Wednesday, September 5, 2007

Welcoming Voices of Truth, Voices of Compassion

The difficulty of sustaining empathy in a time of seemingly perpetual bombardment of anger and hatred, is my greatest struggle, and I believe it is a universal struggle. I am no different from any other living being on this planet. In these United States, we don't really believe that our lives could be snuffed out in a second, that the next exhalation of breath could be our last . . . this is the final frontier between me and death. Yet if I were an Iraqi woman, or an Afghan woman, or a Somalian woman, or a Haitian woman, et. al., I would surely sob in great joy and wonder at the water tumbling out of the kitchen sink as I wash dinner dishes. We are losing our perspective on the massive suffering going on in the world . . . we have been coaxed into a lethargy of blind unconcern because we are all sated with the goods plundered from the poorest on earth who are left to die.
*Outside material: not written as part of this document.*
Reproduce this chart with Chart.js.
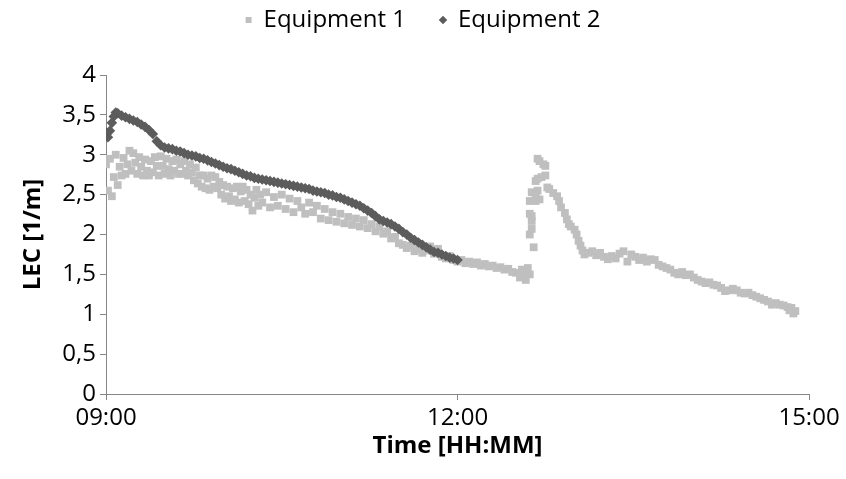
<!DOCTYPE html>
<html>
<head>
<meta charset="utf-8">
<script src="https://cdn.jsdelivr.net/npm/chart.js@4.4.1/dist/chart.umd.min.js"></script>
<style>
  html, body { margin: 0; padding: 0; background: #fff; }
  #wrap { width: 846px; height: 479px; }
</style>
</head>
<body>
<div id="wrap"><canvas id="chart"></canvas></div>
<script>
// tick labels
const xTickLabels = ['09:00', '12:00', '15:00'];
const yTickLabels = ['0', '0,5', '1', '1,5', '2', '2,5', '3', '3,5', '4'];

// Equipment 1 (light squares)
const eq1Time = [
  '09:00','09:01','09:02','09:03','09:04','09:05','09:06','09:07','09:08','09:09',
  '09:10','09:11','09:12','09:13','09:14','09:15','09:16','09:17','09:18','09:19',
  '09:20','09:21','09:22','09:23','09:24','09:25','09:26','09:27','09:28','09:29',
  '09:30','09:31','09:32','09:33','09:34','09:35','09:36','09:37','09:38','09:39',
  '09:40','09:41','09:42','09:43','09:44','09:45','09:46','09:47','09:48','09:49',
  '09:50','09:51','09:52','09:53','09:54','09:55','09:56','09:57','09:58','09:59',
  '10:00','10:01','10:02','10:03','10:04','10:05','10:06','10:07','10:08','10:09',
  '10:10','10:11','10:12','10:13','10:14','10:15','10:16','10:17','10:18','10:19',
  '10:20','10:22','10:24','10:26','10:28','10:30','10:32','10:34','10:36','10:38',
  '10:40','10:42','10:44','10:46','10:48','10:50','10:52','10:54','10:56','10:58',
  '11:00','11:02','11:04','11:06','11:08','11:10','11:12','11:14','11:16','11:18',
  '11:20','11:22','11:24','11:26','11:28','11:30','11:32','11:34','11:36','11:38',
  '11:40','11:42','11:44','11:46','11:48','11:50','11:52','11:54','11:56','11:58',
  '12:00','12:02','12:04','12:06','12:08','12:10','12:12','12:14','12:16','12:18',
  '12:20','12:22','12:24','12:26','12:28','12:30','12:32','12:33','12:34','12:35',
  '12:36','12:37','12:37','12:37','12:37','12:38','12:38','12:38','12:38','12:39',
  '12:40','12:40','12:40','12:41','12:41','12:41','12:42','12:42','12:43','12:44',
  '12:45','12:45','12:46','12:47','12:49','12:51','12:52','12:53','12:55','12:56',
  '12:57','12:58','13:00','13:01','13:02','13:03','13:04','13:05','13:07','13:09',
  '13:11','13:13','13:15','13:17','13:19','13:21','13:23','13:25','13:27','13:29',
  '13:31','13:33','13:35','13:37','13:39','13:41','13:43','13:45','13:47','13:49',
  '13:51','13:53','13:55','13:57','13:59','14:01','14:03','14:05','14:07','14:09',
  '14:11','14:13','14:15','14:17','14:19','14:21','14:23','14:25','14:27','14:29',
  '14:31','14:33','14:35','14:37','14:39','14:41','14:43','14:45','14:47','14:49',
  '14:50','14:51','14:52','14:53'
];
const eq1LEC = [
  2.88, 2.55, 2.95, 2.48, 2.72, 3.00, 2.62, 2.85, 2.74, 2.96,
  2.76, 2.88, 3.05, 2.80, 3.02, 2.90, 2.76, 2.97, 2.85, 2.74,
  2.94, 2.80, 2.74, 2.92, 2.78, 2.97, 2.86, 2.74, 2.98, 2.86,
  2.76, 2.95, 2.82, 2.74, 2.92, 2.80, 2.94, 2.76, 2.88, 2.76,
  2.92, 2.80, 2.74, 2.88, 2.78, 2.68, 2.84, 2.64, 2.74, 2.60,
  2.74, 2.58, 2.70, 2.56, 2.74, 2.60, 2.72, 2.58, 2.66, 2.50,
  2.62, 2.45, 2.60, 2.48, 2.42, 2.58, 2.44, 2.60, 2.40, 2.54,
  2.60, 2.42, 2.56, 2.38, 2.50, 2.30, 2.46, 2.56, 2.36, 2.50,
  2.40, 2.53, 2.34, 2.47, 2.36, 2.50, 2.32, 2.45, 2.28, 2.42,
  2.34, 2.26, 2.40, 2.28, 2.36, 2.20, 2.32, 2.18, 2.28, 2.16,
  2.26, 2.14, 2.22, 2.12, 2.20, 2.10, 2.18, 2.08, 2.13, 2.04,
  2.10, 2.01, 2.04, 1.95, 1.97, 1.89, 1.87, 1.83, 1.86, 1.79,
  1.82, 1.77, 1.80, 1.85, 1.76, 1.82, 1.72, 1.70, 1.73, 1.68,
  1.66, 1.68, 1.64, 1.66, 1.63, 1.65, 1.61, 1.63, 1.60, 1.61,
  1.58, 1.59, 1.56, 1.57, 1.53, 1.52, 1.46, 1.56, 1.50, 1.43,
  1.58, 1.50, 2.00, 2.26, 2.42, 2.07, 2.17, 2.23, 2.53, 1.84,
  2.42, 2.48, 2.67, 2.55, 2.70, 2.95, 2.44, 2.92, 2.72, 2.88,
  2.74, 2.86, 2.59, 2.57, 2.52, 2.48, 2.42, 2.34, 2.27, 2.19,
  2.13, 2.10, 2.06, 2.00, 1.92, 1.86, 1.80, 1.75, 1.77, 1.79,
  1.74, 1.77, 1.72, 1.69, 1.73, 1.70, 1.76, 1.79, 1.66, 1.75,
  1.72, 1.68, 1.71, 1.66, 1.69, 1.68, 1.62, 1.60, 1.58, 1.56,
  1.52, 1.50, 1.53, 1.49, 1.50, 1.46, 1.43, 1.41, 1.39, 1.40,
  1.37, 1.36, 1.33, 1.29, 1.30, 1.32, 1.30, 1.27, 1.26, 1.27,
  1.24, 1.22, 1.20, 1.18, 1.16, 1.12, 1.14, 1.12, 1.11, 1.09,
  1.05, 1.08, 1.01, 1.04
];

// Equipment 2 (dark diamonds)
const eq2Time = [
  '09:00','09:01','09:02','09:03','09:04','09:05','09:06','09:08','09:10','09:12',
  '09:14','09:16','09:18','09:20','09:22','09:24','09:26','09:28','09:30','09:32',
  '09:34','09:36','09:38','09:40','09:42','09:44','09:46','09:48','09:50','09:52',
  '09:54','09:56','09:58','10:00','10:02','10:04','10:06','10:08','10:10','10:12',
  '10:14','10:16','10:18','10:20','10:22','10:24','10:26','10:28','10:30','10:32',
  '10:34','10:36','10:38','10:40','10:42','10:44','10:46','10:48','10:50','10:52',
  '10:54','10:56','10:58','11:00','11:02','11:04','11:06','11:08','11:10','11:12',
  '11:14','11:16','11:18','11:20','11:22','11:24','11:26','11:28','11:30','11:32',
  '11:34','11:36','11:38','11:40','11:42','11:44','11:46','11:48','11:50','11:52',
  '11:54','11:56','11:58','12:00'
];
const eq2LEC = [
  3.28, 3.22, 3.30, 3.40, 3.48, 3.53, 3.52, 3.49, 3.47, 3.45,
  3.43, 3.41, 3.38, 3.35, 3.31, 3.26, 3.17, 3.12, 3.09, 3.08,
  3.07, 3.05, 3.04, 3.02, 3.00, 2.99, 2.98, 2.96, 2.95, 2.93,
  2.91, 2.89, 2.87, 2.85, 2.83, 2.82, 2.80, 2.78, 2.76, 2.74,
  2.73, 2.71, 2.70, 2.69, 2.68, 2.67, 2.66, 2.65, 2.64, 2.63,
  2.62, 2.61, 2.60, 2.59, 2.58, 2.57, 2.55, 2.54, 2.53, 2.52,
  2.50, 2.49, 2.47, 2.46, 2.44, 2.42, 2.40, 2.38, 2.36, 2.33,
  2.30, 2.27, 2.23, 2.19, 2.17, 2.15, 2.13, 2.10, 2.07, 2.03,
  2.00, 1.96, 1.93, 1.90, 1.87, 1.84, 1.81, 1.78, 1.77, 1.75,
  1.73, 1.71, 1.70, 1.68
];

// minutes since 09:00
const toMin = (t) => {
  const [h, m] = t.split(':').map(Number);
  return (h - 9) * 60 + m;
};
const points = (times, vals) => times.map((t, i) => ({ x: toMin(t), y: vals[i] }));

const FONT = "'Open Sans', 'Noto Sans', sans-serif";
const FS = 24;
const AXIS = '#868686';

// extra room between the legend and the plot
const legendGap = {
  id: 'legendGap',
  beforeInit(chart) {
    const fit = chart.legend.fit;
    chart.legend.fit = function () {
      fit.call(this);
      this.height += 33;
    };
  }
};

new Chart(document.getElementById('chart'), {
  type: 'scatter',
  data: {
    datasets: [
      {
        label: 'Equipment 1',
        data: points(eq1Time, eq1LEC),
        pointStyle: 'rect',
        pointRadius: 5.5,
        pointHoverRadius: 5.5,
        backgroundColor: '#BFBFBF',
        borderColor: '#BFBFBF',
        borderWidth: 0,
        order: 1
      },
      {
        label: 'Equipment 2',
        data: points(eq2Time, eq2LEC),
        pointStyle: 'rectRot',
        pointRadius: 5.3,
        pointHoverRadius: 5.3,
        backgroundColor: '#5C5C5C',
        borderColor: '#5C5C5C',
        borderWidth: 0,
        order: 0
      }
    ]
  },
  options: {
    responsive: true,
    maintainAspectRatio: false,
    animation: false,
    layout: { padding: { left: 0, right: 0, top: -26, bottom: 18 } },
    plugins: {
      legend: {
        position: 'top',
        labels: {
          usePointStyle: true,
          boxWidth: 6,
          boxHeight: 6,
          padding: 34,
          color: '#000',
          font: { family: FONT, size: FS },
          sort: (a, b) => a.datasetIndex - b.datasetIndex
        }
      },
      tooltip: { enabled: false }
    },
    scales: {
      x: {
        type: 'linear',
        min: 0,
        max: 360,
        afterBuildTicks: (s) => { s.ticks = [0, 180, 360].map(v => ({ value: v })); },
        afterFit: (s) => { s.height = 67; },
        ticks: {
          color: '#000',
          font: { family: FONT, size: FS },
          padding: 4,
          maxRotation: 0,
          callback: (v) => xTickLabels[v / 180]
        },
        grid: { drawOnChartArea: false, drawTicks: true, tickLength: 6, color: AXIS },
        border: { color: AXIS, width: 1 },
        title: {
          display: true,
          text: 'Time [HH:MM]',
          color: '#000',
          font: { family: FONT, size: FS, weight: 'bold' },
          padding: { top: 0, bottom: 0 }
        }
      },
      y: {
        min: 0,
        max: 4,
        afterFit: (s) => { s.width = 106; },
        ticks: {
          stepSize: 0.5,
          color: '#000',
          font: { family: FONT, size: FS },
          padding: 4,
          callback: (v) => yTickLabels[Math.round(v / 0.5)]
        },
        grid: { drawOnChartArea: false, drawTicks: true, tickLength: 6, color: AXIS },
        border: { color: AXIS, width: 1 },
        title: {
          display: true,
          text: 'LEC [1/m]',
          color: '#000',
          font: { family: FONT, size: FS, weight: 'bold' },
          padding: { top: 19, bottom: 0 }
        }
      },
      // empty right-hand margin so the plot ends at the same place as the reference
      yRight: {
        position: 'right',
        display: true,
        afterFit: (s) => { s.width = 37; },
        ticks: { display: false },
        grid: { display: false },
        border: { display: false }
      }
    }
  },
  plugins: [legendGap]
});
</script>
</body>
</html>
We must acknowledge this death-filled era. We must look death full in the face of it. We must see the truth of death. And only then can we turn to its cause . . . everything has a cause. If we can dismantle the cause . . . what kind of world would we have? I am suggesting only non-violent dismantlings. O Gandhi! Arise like a Lazarus and lead us now! O Martin Luther King, we so need a Good King like you! Help us to see the truth, speak the truth, walk the true path of healing. It is never too late to purify bad karma from the most heinous actions. It is possible . . . there is good reason to hope.